Я тут же стала искать ассоциации к слову «мех» в интернете. И что же вы думаете? Первые ассоциации, которые выдал интернет – «шуба, шерсть, животное». Конечно же! Если уж у человека мех ассоциируется с шерстью животного, то у несчастного малыша-обезьянки он уж точно на инстинктивном уровне вызывает ощущение прикосновения к чему-то очень знакомому, «своему», такому же «шерстяному», как он сам!

Я тут вспомнила еще о других научных исследованиях ранних отношений. Известный ученый, зоопсихолог Конрад Лоренц показал, что у новорожденных гусят есть определенный инстинктивно заложенный момент после рождения, когда они ищут маму. Именно в это заложенное инстинктивно определенное время они как бы сканируют объекты в окружающем мире на соответствие, на «похожесть» тому образу мамы, который у них тоже заложен инстинктом.

И первый объект, который похож по ключевым признакам на внутренний образ мамы, и «становится мамой», неважно – живой он или не живой. Например, гусята могут считать теннисный шарик своей «мамой», потому что для них ключевой признак – движение. Нахождение такой «мамы» запускает далее другие инстинктивные программы выживания.
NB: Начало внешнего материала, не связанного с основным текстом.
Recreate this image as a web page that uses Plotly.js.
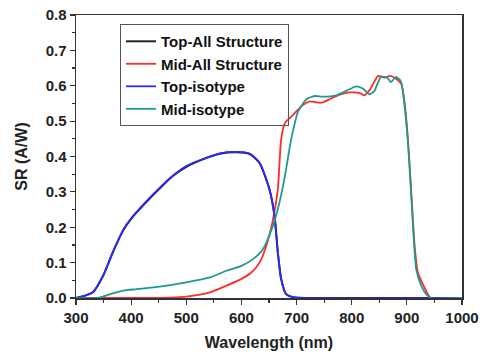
<!DOCTYPE html>
<html>
<head>
<meta charset="utf-8">
<script src="https://cdn.plot.ly/plotly-3.0.1.min.js"></script>
<style>html,body{margin:0;padding:0;background:#fff;}#chart{width:480px;height:354px;}</style>
</head>
<body>
<div id="chart"></div>
<script>
const topAllX = [300, 315, 331, 349, 367, 386, 401, 428, 452, 475, 500, 530, 561, 591, 615, 633, 651, 660, 666, 672, 681, 693, 705, 1000];
const topAllY = [0, 0.006, 0.017, 0.062, 0.13, 0.192, 0.226, 0.272, 0.31, 0.344, 0.371, 0.392, 0.408, 0.412, 0.407, 0.381, 0.306, 0.232, 0.129, 0.054, 0.011, 0.003, 0.001, 0];

const topIsoX = [300, 315, 331, 349, 367, 386, 401, 428, 452, 475, 500, 530, 561, 591, 615, 633, 651, 660, 666, 672, 681, 693, 705, 1000];
const topIsoY = [0, 0.006, 0.016, 0.063, 0.13, 0.194, 0.227, 0.274, 0.312, 0.345, 0.373, 0.393, 0.409, 0.413, 0.408, 0.382, 0.307, 0.232, 0.129, 0.054, 0.011, 0.002, 0, 0];

const midAllX = [300, 440, 470, 500, 543, 573, 600, 618, 633, 645, 657, 666, 672, 679, 688, 700, 712, 724, 736, 748, 760, 778, 796, 815, 823, 833, 848, 860, 869, 881, 890, 896, 902, 908, 914, 920, 929, 938, 944, 1000];
const midAllY = [0, 0, 0.001, 0.004, 0.016, 0.035, 0.054, 0.072, 0.1, 0.147, 0.22, 0.307, 0.448, 0.495, 0.509, 0.528, 0.546, 0.556, 0.553, 0.553, 0.562, 0.575, 0.581, 0.579, 0.573, 0.589, 0.628, 0.623, 0.628, 0.619, 0.605, 0.551, 0.448, 0.298, 0.149, 0.072, 0.039, 0.011, 0, 0];

const midIsoX = [300, 340, 362, 386, 410, 452, 500, 543, 573, 600, 621, 639, 657, 669, 679, 688, 694, 703, 718, 733, 748, 772, 796, 808, 820, 832, 841, 853, 865, 871, 880, 889, 896, 902, 908, 917, 926, 935, 944, 1000];
const midIsoY = [0, 0, 0.011, 0.021, 0.025, 0.032, 0.044, 0.058, 0.077, 0.091, 0.11, 0.138, 0.204, 0.27, 0.346, 0.43, 0.476, 0.528, 0.562, 0.571, 0.569, 0.573, 0.59, 0.598, 0.592, 0.576, 0.585, 0.625, 0.622, 0.61, 0.625, 0.613, 0.542, 0.44, 0.29, 0.081, 0.035, 0.011, 0, 0];

const traces = [
  {x: topAllX, y: topAllY, name: 'Top-All Structure', mode: 'lines', line: {color: '#222222', width: 2, shape: 'spline', smoothing: 0.6}},
  {x: midAllX, y: midAllY, name: 'Mid-All Structure', mode: 'lines', line: {color: '#ff2a2a', width: 1.8, shape: 'spline', smoothing: 0.6}},
  {x: topIsoX, y: topIsoY, name: 'Top-isotype', mode: 'lines', line: {color: '#2a2aff', width: 1.8, shape: 'spline', smoothing: 0.6}},
  {x: midIsoX, y: midIsoY, name: 'Mid-isotype', mode: 'lines', line: {color: '#1f9a8f', width: 1.8, shape: 'spline', smoothing: 0.6}}
];

const fam = 'Liberation Sans, Arial, sans-serif';
const tickFont = {family: fam, size: 15, color: '#222', weight: 700};
const layout = {
  width: 480, height: 354,
  margin: {l: 76, r: 18, t: 15, b: 56},
  paper_bgcolor: '#fff', plot_bgcolor: '#fff',
  showlegend: true,
  legend: {x: 0.114, y: 0.968, xanchor: 'left', yanchor: 'top', bordercolor: '#555', borderwidth: 1, bgcolor: 'rgba(255,255,255,0)',
    font: {family: fam, size: 15, color: '#111', weight: 700}, tracegroupgap: 0, itemwidth: 30},
  xaxis: {
    range: [300, 1000], dtick: 100, tick0: 300, ticks: 'outside', ticklen: 5, tickwidth: 1.2, tickcolor: '#333',
    showline: true, linecolor: '#333', linewidth: 1.5, mirror: true, showgrid: false, zeroline: false,
    minor: {dtick: 50, ticks: 'outside', ticklen: 3, tickcolor: '#333', showgrid: false},
    tickfont: tickFont,
    title: {text: 'Wavelength (nm)', font: {family: fam, size: 16, color: '#222', weight: 700}, standoff: 12}
  },
  yaxis: {
    range: [0, 0.8], dtick: 0.1, tickformat: '.1f', ticks: 'outside', ticklen: 5, tickwidth: 1.2, tickcolor: '#333',
    showline: true, linecolor: '#333', linewidth: 1.5, mirror: true, showgrid: false, zeroline: false,
    minor: {dtick: 0.05, ticks: 'outside', ticklen: 3, tickcolor: '#333', showgrid: false},
    tickfont: tickFont,
    title: {text: 'SR (A/W)', font: {family: fam, size: 16, color: '#222', weight: 700}, standoff: 14}
  }
};
Plotly.newPlot('chart', traces, layout, {staticPlot: true, displayModeBar: false});
</script>
</body>
</html>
То есть у животных образ мамы заложен инстинктивно. Только в определенный момент после рождения мамой может стать любой объект, даже неживой, похожий на него по ключевым признакам, заданным врожденно.

У животных образ мамы заложен инстинктивно. Только в определенный момент после рождения мамой может стать любой объект, даже неживой, похожий на него по ключевым признакам, заданным врожденно.

То есть для выживания в определенный момент нужно найти «маму». И неважно – живая она или нет, но в ней должен быть ключевой признак, который распознается инстинктивно. Можно говорить о том, что «мама» – это кто-то или что-то, имеющее то, что нужно малышу, и способное включить в психике детеныша образ, заложенный инстинктивно. Мама помогает выживать ребенку в неизвестном мире, став «островком известного», подтверждая своим присутствием изначально заложенный в психике образ.

Мама помогает выживать ребенку в неизвестном мире, став «островком известного».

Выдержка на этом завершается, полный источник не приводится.